The sacrificial lamb at the passover feast had to be a male lamb of the 'First Year'. Jesus Christ, the sacrificial lamb of God was of the first year of his public ministry.
And Jesus himself began to be about thirty years of age...*
The acceptable year of the Lord and the Lamb of the first year. How miraculous a year it was. It changed the world forever. It was one year and not three. He died at 30 and not 33. "Because they do error, not knowing the scriptures, teaching for the word of God the traditions of men" Matt 15:2
Maybe it's just to hard to fathom all this happening in such a short period of time as John so eloquently wrote...
And there are also many other things which Jesus did, the which if they should be written every one, I suppose that even the world itself could not contain the books that should be written.
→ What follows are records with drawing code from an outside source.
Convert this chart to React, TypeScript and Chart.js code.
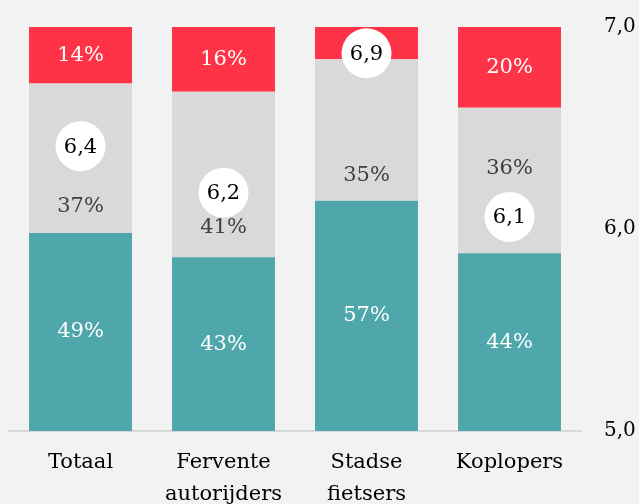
import React, { useEffect, useRef } from 'react';
import { Chart, registerables } from 'chart.js';

Chart.register(...registerables);

const categories = [['Totaal'], ['Fervente', 'autorijders'], ['Stadse', 'fietsers'], ['Koplopers']];
const lowShare = [49, 43, 57, 44];
const midShare = [37, 41, 35, 36];
const highShare = [14, 16, 8, 20];
const scores = [6.41, 6.18, 6.87, 6.06];
const scoreMin = 5;
const scoreMax = 7;

const FONT = '"DejaVu Serif", "Liberation Serif", serif';

const fmt = (v: number) => v.toFixed(1).replace('.', ',');

const labelPlugin = {
  id: 'segLabels',
  afterDatasetsDraw(chart: any) {
    const ctx = chart.ctx;
    const lineMeta = chart.getDatasetMeta(3);
    ctx.save();
    ctx.font = `21px ${FONT}`;
    ctx.textAlign = 'center';
    ctx.textBaseline = 'middle';
    [0, 1, 2].forEach((di) => {
      const meta = chart.getDatasetMeta(di);
      const ds = chart.data.datasets[di];
      meta.data.forEach((bar: any, i: number) => {
        const v = ds.data[i];
        const { x, y, base } = bar.getProps(['x', 'y', 'base'], true);
        const top = Math.min(y, base);
        const bottom = Math.max(y, base);
        const h = bottom - top;
        if (h < 45) return;
        const pt = lineMeta.data[i];
        let ly = (top + bottom) / 2;
        if (di === 1) {
          ly = top + 0.82 * h;
          if (Math.abs(ly - pt.y) < 30) ly = pt.y - 48;
        }
        ctx.fillStyle = di === 1 ? '#404040' : '#ffffff';
        ctx.fillText(v + '%', x, ly);
      });
    });
    ctx.fillStyle = '#000000';
    lineMeta.data.forEach((pt: any, i: number) => {
      ctx.fillText(fmt(scores[i]), pt.x, pt.y + 1);
    });
    ctx.restore();
  },
};

export default function App() {
  const ref = useRef<HTMLCanvasElement | null>(null);
  useEffect(() => {
    document.body.style.margin = '0';
    const chart = new Chart(ref.current as HTMLCanvasElement, {
      type: 'bar',
      data: {
        labels: categories as any,
        datasets: [
          { label: 'laag', data: lowShare, backgroundColor: '#50a7ab', order: 1, stack: 's' },
          { label: 'midden', data: midShare, backgroundColor: '#d9d9d9', order: 1, stack: 's' },
          { label: 'hoog', data: highShare, backgroundColor: '#ff3347', order: 1, stack: 's' },
          {
            type: 'line',
            label: 'score',
            data: scores,
            yAxisID: 'y2',
            showLine: false,
            pointRadius: 25,
            pointHoverRadius: 25,
            pointBackgroundColor: '#ffffff',
            pointBorderWidth: 0,
            borderWidth: 0,
            order: 0,
            clip: false,
          } as any,
        ],
      },
      options: {
        animation: false,
        responsive: false,
        layout: { autoPadding: false, padding: { top: 27, left: 9, right: 0, bottom: 0 } },
        datasets: { bar: { categoryPercentage: 1, barPercentage: 0.72 } },
        plugins: { legend: { display: false }, tooltip: { enabled: false } },
        scales: {
          x: {
            stacked: true,
            grid: { display: false, drawTicks: false },
            border: { display: true, color: '#d9d9d9', width: 2 },
            ticks: {
              color: '#000000',
              font: { family: FONT, size: 21, lineHeight: 1.5 },
              padding: 16,
              maxRotation: 0,
              autoSkip: false,
            },
            afterFit(s: any) {
              s.height = 73;
              s.paddingLeft = 0;
              s.paddingRight = 0;
            },
          },
          y: { stacked: true, display: false, min: 0, max: 100 },
          y2: {
            position: 'right',
            min: scoreMin,
            max: scoreMax,
            grid: { display: false, drawTicks: false },
            border: { display: false },
            ticks: {
              stepSize: 1,
              padding: 23,
              color: '#000000',
              font: { family: FONT, size: 20 },
              callback: (v: any) => fmt(Number(v)),
            },
            afterFit(s: any) {
              s.width = 58;
              s.paddingTop = 0;
              s.paddingBottom = 0;
            },
          },
        },
      } as any,
      plugins: [labelPlugin],
    });
    return () => chart.destroy();
  }, []);
  return (
    <div style={{ position: 'fixed', left: 0, top: 0, width: 639, height: 504, background: '#f2f2f2' }}>
      <canvas ref={ref} width={639} height={504} style={{ width: 639, height: 504, display: 'block' }} />
    </div>
  );
}
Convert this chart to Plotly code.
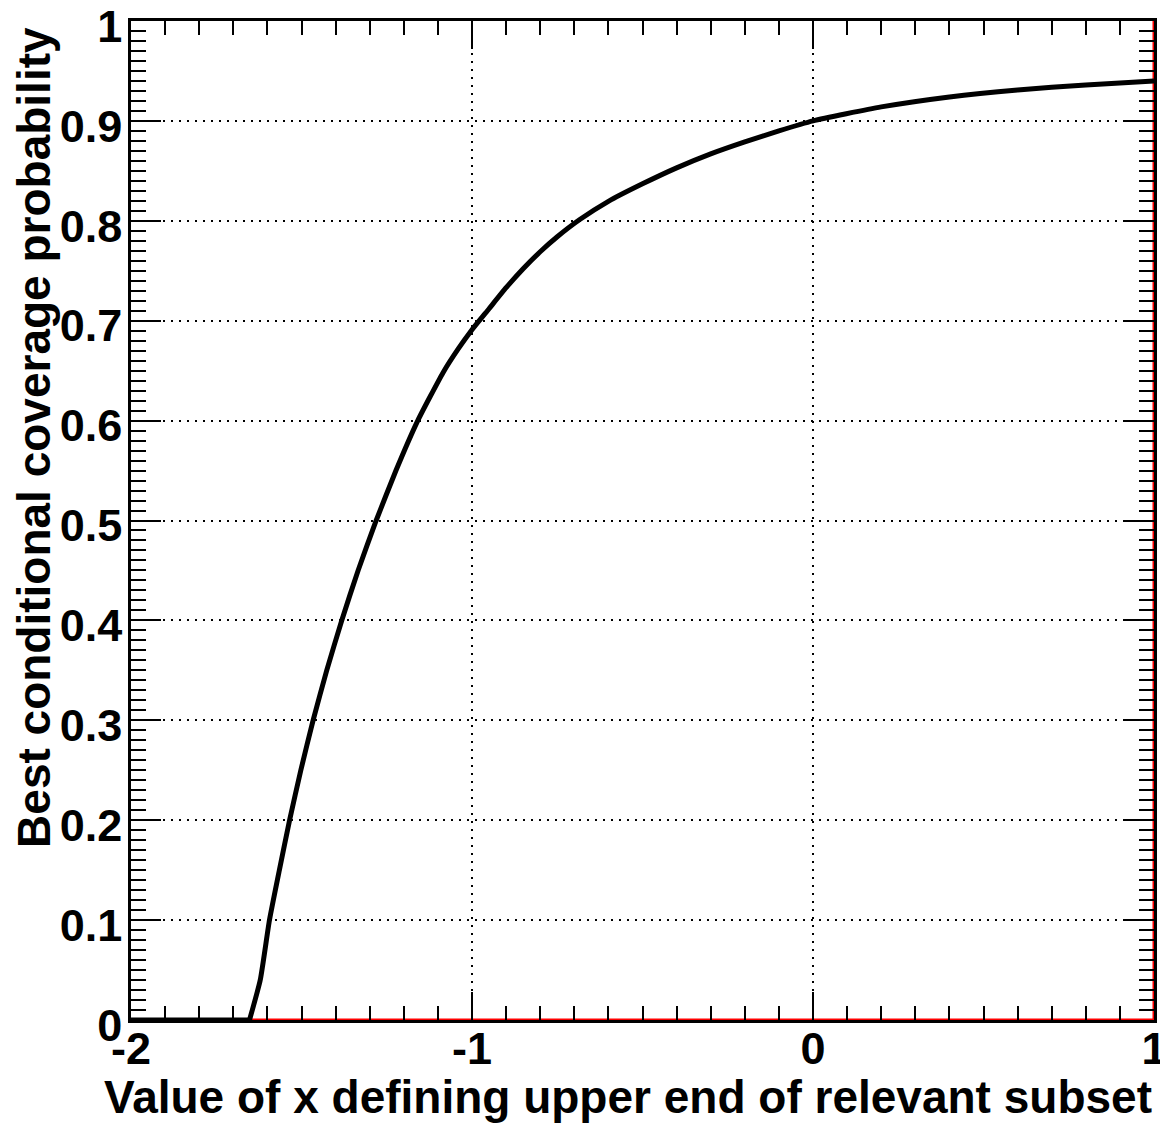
import plotly.graph_objects as go

# Values
x_flat = [-2.0, -1.6525]
y_flat = [0.0, 0.0]

x_curve = [-1.6525, -1.621, -1.594, -1.565, -1.535, -1.502, -1.466, -1.426, -1.382,
           -1.334, -1.281, -1.223, -1.159, -1.085, -1.04, -1.0, -0.95, -0.9, -0.85,
           -0.8, -0.75, -0.685, -0.6, -0.5, -0.4, -0.3, -0.2, -0.1, 0.0,
           0.2, 0.4, 0.6, 0.8, 1.0]
y_curve = [0.0, 0.04, 0.10, 0.15, 0.20, 0.25, 0.30, 0.35, 0.40,
           0.45, 0.50, 0.55, 0.60, 0.648, 0.672, 0.691, 0.712, 0.733, 0.752,
           0.769, 0.784, 0.801, 0.8195, 0.837, 0.853, 0.867, 0.879, 0.890, 0.900,
           0.914, 0.924, 0.931, 0.936, 0.940]

x_red = [-2.0, 1.0, 1.0]
y_red = [0.0, 0.0, 1.0]

x_ticks = [-2, -1, 0, 1]
y_ticks = [0, 0.1, 0.2, 0.3, 0.4, 0.5, 0.6, 0.7, 0.8, 0.9, 1.0]
y_tick_text = ["0", "0.1", "0.2", "0.3", "0.4", "0.5", "0.6", "0.7", "0.8", "0.9", "1"]

x_title = "Value of x defining upper end of relevant subset"
y_title = "Best conditional coverage probability"

FONT = "Liberation Sans, Arial, sans-serif"

fig = go.Figure()
fig.add_trace(go.Scatter(x=x_red, y=y_red, mode="lines",
                         line=dict(color="#ff0000", width=3), hoverinfo="skip"))
fig.add_trace(go.Scatter(x=x_flat, y=y_flat, mode="lines",
                         line=dict(color="black", width=5), hoverinfo="skip"))
fig.add_trace(go.Scatter(x=x_curve, y=y_curve, mode="lines",
                         line=dict(color="black", width=5, shape="spline", smoothing=0.5),
                         hoverinfo="skip"))

# page body has an 8px default margin, so the figure is 8px smaller than the window
fig.update_layout(
    width=1160, height=1118,
    margin=dict(l=123, r=14, t=13, b=106, autoexpand=False),
    paper_bgcolor="white", plot_bgcolor="white",
    showlegend=False,
    font=dict(family=FONT, color="black", size=44),
)

fig.update_xaxes(
    range=[-2, 1], tickvals=x_ticks, ticktext=[str(v) for v in x_ticks],
    ticks="inside", ticklen=28, tickwidth=1.5, tickcolor="black",
    minor=dict(dtick=0.1, tick0=-2, ticks="inside", ticklen=14, tickwidth=1.5,
               tickcolor="black", showgrid=False),
    showline=True, linecolor="black", linewidth=2.5, mirror="allticks",
    showgrid=True, gridcolor="black", griddash="2px,6px", gridwidth=1.5,
    zeroline=False, automargin=False, ticklabeloverflow="allow",
    tickfont=dict(family=FONT, size=45, color="black", weight="bold"),
    ticklabelstandoff=-13,
)
fig.update_yaxes(
    range=[0, 1], tickvals=y_ticks, ticktext=y_tick_text,
    ticks="inside", ticklen=30, tickwidth=1.5, tickcolor="black",
    minor=dict(dtick=0.01, tick0=0, ticks="inside", ticklen=15, tickwidth=1.5,
               tickcolor="black", showgrid=False),
    showline=True, linecolor="black", linewidth=2.5, mirror="allticks",
    showgrid=True, gridcolor="black", griddash="2px,6px", gridwidth=1.5,
    zeroline=False, automargin=False, ticklabeloverflow="allow",
    tickfont=dict(family=FONT, size=45, color="black", weight="bold"),
    ticklabelstandoff=-3, ticklabelshift=5,
)

fig.add_annotation(text=x_title, xref="paper", yref="paper", x=1.0, y=-0.0771,
                   xanchor="right", yanchor="middle", showarrow=False,
                   font=dict(family=FONT, size=46, color="black", weight="bold"))
fig.add_annotation(text=y_title, xref="paper", yref="paper", x=-0.0944, y=0.996,
                   xanchor="center", yanchor="top", textangle=-90, showarrow=False,
                   font=dict(family=FONT, size=46, color="black", weight="bold"))

fig.write_html("out.html")
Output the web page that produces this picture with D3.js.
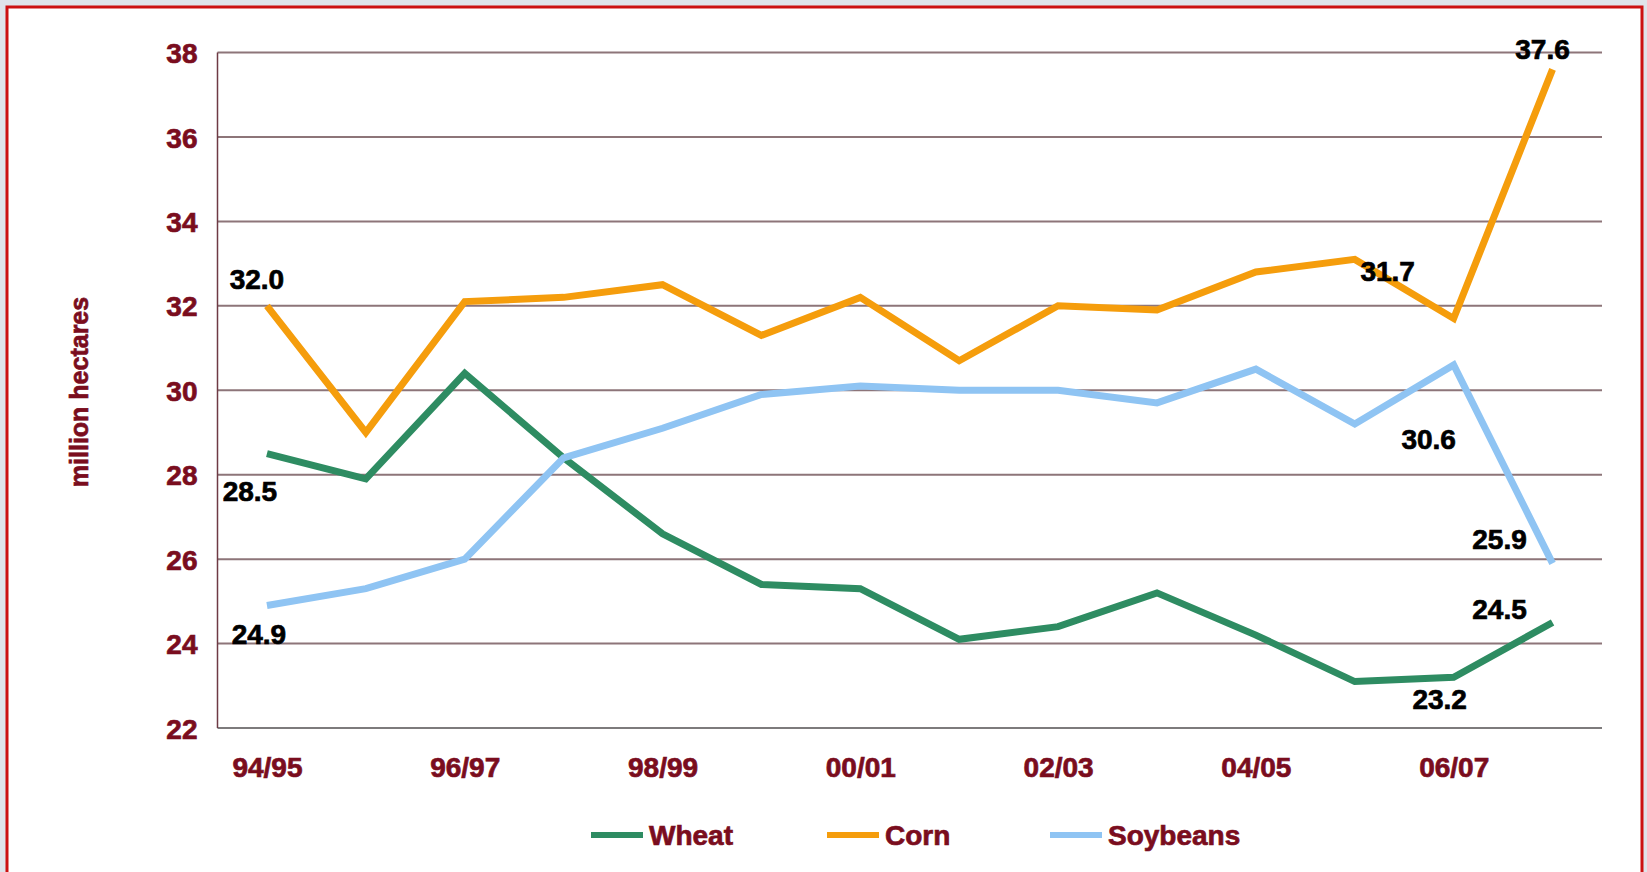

John 21:25
* Deut 16:16; Lev 4:4-14
** Lev 4:15-22
*** Early church fathers calculated Christ's earthly ministry as one year such as Clement of Alexandria, The Stromata, Book 1, Chapter 21. Clement mentioned Basilides who also taught one year. Clement wrote toward the end of the second century. The second century school of Valentinus also taught that Jesus preached for one year according to Iranaeus , Againts Hereisies, Book 2, Capter 22. The ealiest extant writing that promoted the current tradition of three years comes from the 4th century. Wescott and Hort , Introduction to the New Testament in the Original Greek ( new York: Harrper and Brothers, 1882) Appendix,p. 80
*4 Lev 23:24
*5 Lev 23:33-44
*6 This is not a feast of Mosaic law but originated during the 2nd century BC. This is a celebration of their revolt from captivity and cleansing of the temple in 164 BC December.
*7 About 30 would've made him 29 and an acceptable age for beginning public ministry according to Jewish reckoning, which accepts one year old as the age from time of birth until turning two, which is one year old according to our reckoning age.
I gratefully acknowledge and highly recommend "The Acceptable Year of the Lord " The Life and Earthly Ministry of Jesus Christ by Walter J. Cummins. To whom I owe a debt of gratitude of greater understanding and appreciation for the Bible.